DEBT-FREE, AGILE AND CUSTOMER-LED
At a time when many industrial firms are chasing scale through leverage, Johnson Lifts stands out for what it has not done. It has not gone public, not taken debt and not diluted control. The company remains family-run and privately held, allowing it the agility to respond quickly to changing market needs without shareholder pressure. “Being private gives us the freedom to move fast,” explained Jagannathan. “We don’t need outside capital. We have always grown with internal accruals,” he put it matter-of-factly.
This conservatism, however, hasn’t slowed growth. In FY25, Johnson clocked approximately Rs 3000 crore in revenue, with about Rs 2400 crore from new equipment sales and Rs 600–700 crore from service contracts and 16 modernisation projects. The latter has become a significant revenue stream, especially in mature markets like Chennai, where a growing portion of the installed base is due for replacement. “Modernisation now contributes over Rs 300–400 crore annually,” he said. The company’s annual growth rate has hovered around 10 per cent, in line with the elevator market’s broader expansion in India. While elevator sales are growing at a steady pace, escalator sales are growing even faster, at 10–15 per cent annually, fuelled by the boom in metro and railway station projects.
Mainly, the company maintains a large AMC base, with more than 1 lakh elevators under service contracts. While that means around 1 lakh units are serviced by third-party vendors or have lapsed contracts, Johnson sees this as both a risk and an opportunity. “Yes, third-party servicing is always a threat,” said a company official. “But if they are component-compliant and maintain safety, it helps the ecosystem. Our advantage lies in long-term trust and deep service networks,” he added.
Internally, the company is streamlining operations using IoT data, predictive diagnostics and modular components that simplify both production and after-sales support. The decision to focus on in-house design and local component manufacturing—now at over 90 per cent indigenisation for elevators—has also helped Johnson protect margins during periods of raw material price fluctuation.
ENGINEERING, THE NEXT ASCENT
Despite its market leadership, Johnson Lifts faces industry headwinds. The most persistent is competition from the unorganised sector — low-cost assemblers, often without factories or service infrastructure, who strain pricing and compromise on safety, component traceability and compliance. Another challenge is scaling skilled talent.

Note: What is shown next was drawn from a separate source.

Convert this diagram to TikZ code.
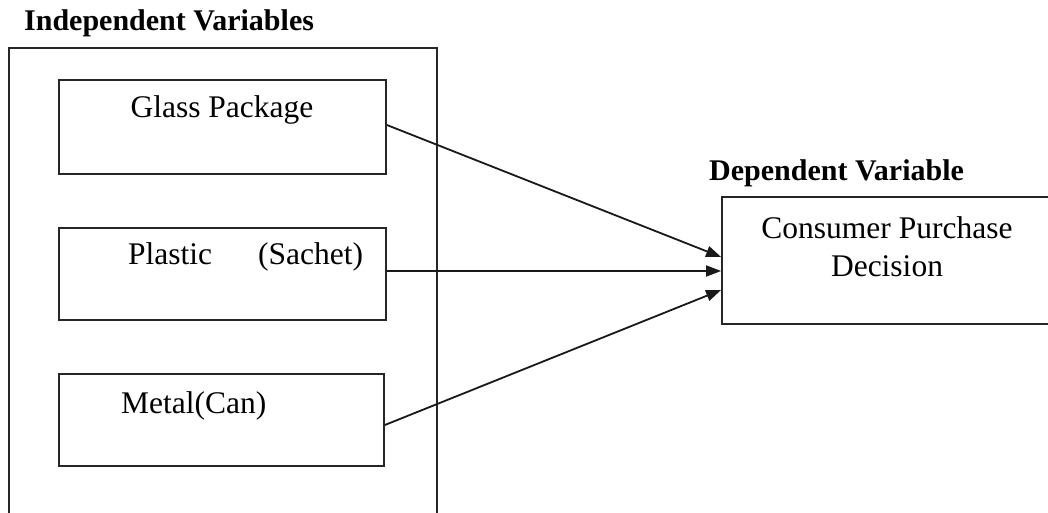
\documentclass[tikz,border=0pt]{standalone}
\usepackage{fontspec}
\setmainfont{Liberation Serif}
\usetikzlibrary{arrows.meta}
\tikzset{
  box/.style={draw=black!85, line width=1.8bp, rectangle, inner sep=0pt, fill=none},
  txt/.style={inner sep=0pt, font=\fontsize{31.5bp}{37bp}\selectfont},
  ttl/.style={inner sep=0pt, font=\fontsize{30bp}{36bp}\selectfont\bfseries},
  conn/.style={line width=1.8bp, draw=black!90, -{Triangle[length=15bp,width=11bp]}}
}
\begin{document}
\begin{tikzpicture}[x=1bp,y=-1bp]
\useasboundingbox (0,0) rectangle (1048,513);
\clip (0,0) rectangle (1048,513);
\fill[white] (0,0) rectangle (1048,513);
% outer group box (open at bottom of picture)
\node[box, minimum width=428bp, minimum height=482bp] (outer) at (223,289) {};
\node[ttl, anchor=base west] (indt) at (24,31) {Independent Variables};
% independent variable boxes
\node[box, minimum width=327bp, minimum height=94bp] (glass) at (222.5,127) {};
\node[box, minimum width=327bp, minimum height=92bp] (plastic) at (222.5,274) {};
\node[box, minimum width=325bp, minimum height=92bp] (metal) at (221.5,420) {};
\node[txt, anchor=base] (glasst) at (222,118) {Glass Package};
\node[txt, anchor=base west] (plastict) at (128,265) {Plastic\hspace{46bp}(Sachet)};
\node[txt, anchor=base west] (metalt) at (121,413) {Metal(Can)};
% dependent variable
\node[ttl, anchor=base west] (dept) at (709,181) {Dependent Variable};
\node[box, minimum width=348bp, minimum height=127bp] (cons) at (896,260.5) {};
\node[txt, anchor=base] (const1) at (887,239) {Consumer Purchase};
\node[txt, anchor=base] (const2) at (887,277) {Decision};
% connector end points
\coordinate (g1) at ([yshift=2bp]glass.east);
\coordinate (p1) at ([yshift=3bp]plastic.east);
\coordinate (m1) at ([yshift=-5bp]metal.east);
\coordinate (c1) at ([yshift=3.5bp]cons.west);
\coordinate (c2) at ([yshift=-10.5bp]cons.west);
\coordinate (c3) at ([yshift=-29.5bp]cons.west);
\draw[conn] (g1) -- (c1);
\draw[conn] (p1) -- (c2);
\draw[conn] (m1) -- (c3);
\end{tikzpicture}
\end{document}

Technological shifts also keep the pressure on. Touchless controls, AI-enabled maintenance and smart-building integration are reshaping global benchmarks. Johnson is responding with IoT diagnostics, a new test tower, and readiness for India’s upcoming IS 17900 safety code. These hurdles also open doors. Rising high-rise construction, data centre logistics lifts and home elevators promise strong demand. Backed by Rs 250 crore in future-ready investments, Johnson is poised to rise to the next level.
In an age where scale is often confused for success, Johnson Lifts shows that depth matters. By staying close to the ground figuratively and literally, it has gone on a mission mode to lift India higher.